__SET PROBLEM__
Without the pictures, output the lines of the material from the very first through the one that holds "Sans','Noto Sans CJK".

__MATERIAL__
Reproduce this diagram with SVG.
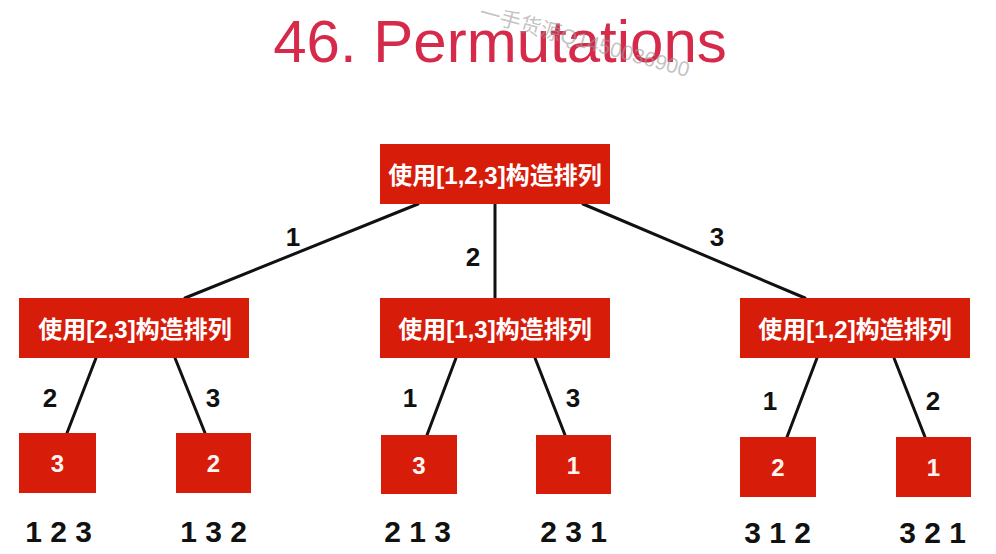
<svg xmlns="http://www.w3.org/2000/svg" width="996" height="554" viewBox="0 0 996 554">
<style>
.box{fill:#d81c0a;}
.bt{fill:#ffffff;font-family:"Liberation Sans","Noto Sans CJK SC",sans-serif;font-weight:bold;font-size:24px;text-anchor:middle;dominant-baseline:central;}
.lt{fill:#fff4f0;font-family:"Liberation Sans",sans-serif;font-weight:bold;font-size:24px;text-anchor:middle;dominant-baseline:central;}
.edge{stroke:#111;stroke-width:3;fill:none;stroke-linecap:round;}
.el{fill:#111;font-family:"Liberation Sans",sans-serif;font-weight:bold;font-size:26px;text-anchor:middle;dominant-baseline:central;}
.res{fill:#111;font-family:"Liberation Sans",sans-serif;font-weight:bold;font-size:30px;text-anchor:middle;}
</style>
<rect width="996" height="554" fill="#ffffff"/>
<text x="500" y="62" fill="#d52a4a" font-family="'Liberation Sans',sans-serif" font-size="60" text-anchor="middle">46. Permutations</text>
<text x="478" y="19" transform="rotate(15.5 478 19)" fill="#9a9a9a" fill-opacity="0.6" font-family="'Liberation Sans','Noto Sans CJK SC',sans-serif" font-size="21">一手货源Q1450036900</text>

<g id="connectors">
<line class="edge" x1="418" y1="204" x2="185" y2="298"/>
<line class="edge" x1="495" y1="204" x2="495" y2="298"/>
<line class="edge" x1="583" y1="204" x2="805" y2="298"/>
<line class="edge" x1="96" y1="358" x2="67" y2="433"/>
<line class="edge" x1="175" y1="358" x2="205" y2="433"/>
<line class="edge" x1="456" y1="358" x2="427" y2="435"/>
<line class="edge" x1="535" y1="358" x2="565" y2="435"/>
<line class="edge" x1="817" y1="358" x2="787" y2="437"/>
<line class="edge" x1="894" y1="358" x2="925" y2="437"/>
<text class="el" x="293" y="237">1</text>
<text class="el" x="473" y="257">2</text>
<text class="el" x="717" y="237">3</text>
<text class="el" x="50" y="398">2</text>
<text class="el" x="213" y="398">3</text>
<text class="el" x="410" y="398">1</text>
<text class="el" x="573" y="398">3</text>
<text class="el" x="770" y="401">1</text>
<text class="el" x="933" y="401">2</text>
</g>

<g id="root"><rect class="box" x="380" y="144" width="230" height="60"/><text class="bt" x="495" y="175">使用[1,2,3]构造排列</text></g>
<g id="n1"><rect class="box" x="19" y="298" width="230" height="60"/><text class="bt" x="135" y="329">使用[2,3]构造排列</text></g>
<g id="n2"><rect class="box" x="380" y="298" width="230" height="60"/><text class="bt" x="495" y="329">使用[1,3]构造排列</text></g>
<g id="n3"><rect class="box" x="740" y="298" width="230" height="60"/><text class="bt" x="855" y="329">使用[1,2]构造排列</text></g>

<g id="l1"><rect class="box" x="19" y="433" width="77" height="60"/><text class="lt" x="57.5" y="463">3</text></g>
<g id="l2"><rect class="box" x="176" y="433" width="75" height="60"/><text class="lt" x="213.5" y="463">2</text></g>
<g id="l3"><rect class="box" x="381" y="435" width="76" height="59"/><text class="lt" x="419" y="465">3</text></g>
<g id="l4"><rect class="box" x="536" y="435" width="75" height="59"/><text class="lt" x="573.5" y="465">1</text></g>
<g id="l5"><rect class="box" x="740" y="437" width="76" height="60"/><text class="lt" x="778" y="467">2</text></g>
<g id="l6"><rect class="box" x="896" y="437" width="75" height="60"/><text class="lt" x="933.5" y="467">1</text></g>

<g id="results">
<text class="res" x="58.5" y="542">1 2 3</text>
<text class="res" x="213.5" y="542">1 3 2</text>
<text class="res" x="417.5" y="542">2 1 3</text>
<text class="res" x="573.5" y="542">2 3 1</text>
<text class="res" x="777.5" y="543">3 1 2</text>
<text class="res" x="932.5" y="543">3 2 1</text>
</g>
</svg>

__CORRECT RESULT__
Reproduce this diagram with SVG.
<svg xmlns="http://www.w3.org/2000/svg" width="996" height="554" viewBox="0 0 996 554">
<style>
.box{fill:#d81c0a;}
.bt{fill:#ffffff;font-family:"Liberation Sans","Noto Sans CJK SC",sans-serif;font-weight:bold;font-size:24px;text-anchor:middle;dominant-baseline:central;}
.lt{fill:#fff4f0;font-family:"Liberation Sans",sans-serif;font-weight:bold;font-size:24px;text-anchor:middle;dominant-baseline:central;}
.edge{stroke:#111;stroke-width:3;fill:none;stroke-linecap:round;}
.el{fill:#111;font-family:"Liberation Sans",sans-serif;font-weight:bold;font-size:26px;text-anchor:middle;dominant-baseline:central;}
.res{fill:#111;font-family:"Liberation Sans",sans-serif;font-weight:bold;font-size:30px;text-anchor:middle;}
</style>
<rect width="996" height="554" fill="#ffffff"/>
<text x="500" y="62" fill="#d52a4a" font-family="'Liberation Sans',sans-serif" font-size="60" text-anchor="middle">46. Permutations</text>
<text x="478" y="19" transform="rotate(15.5 478 19)" fill="#9a9a9a" fill-opacity="0.6" font-family="'Liberation Sans','Noto Sans CJK SC',sans-serif" font-size="21">一手货源Q1450036900</text>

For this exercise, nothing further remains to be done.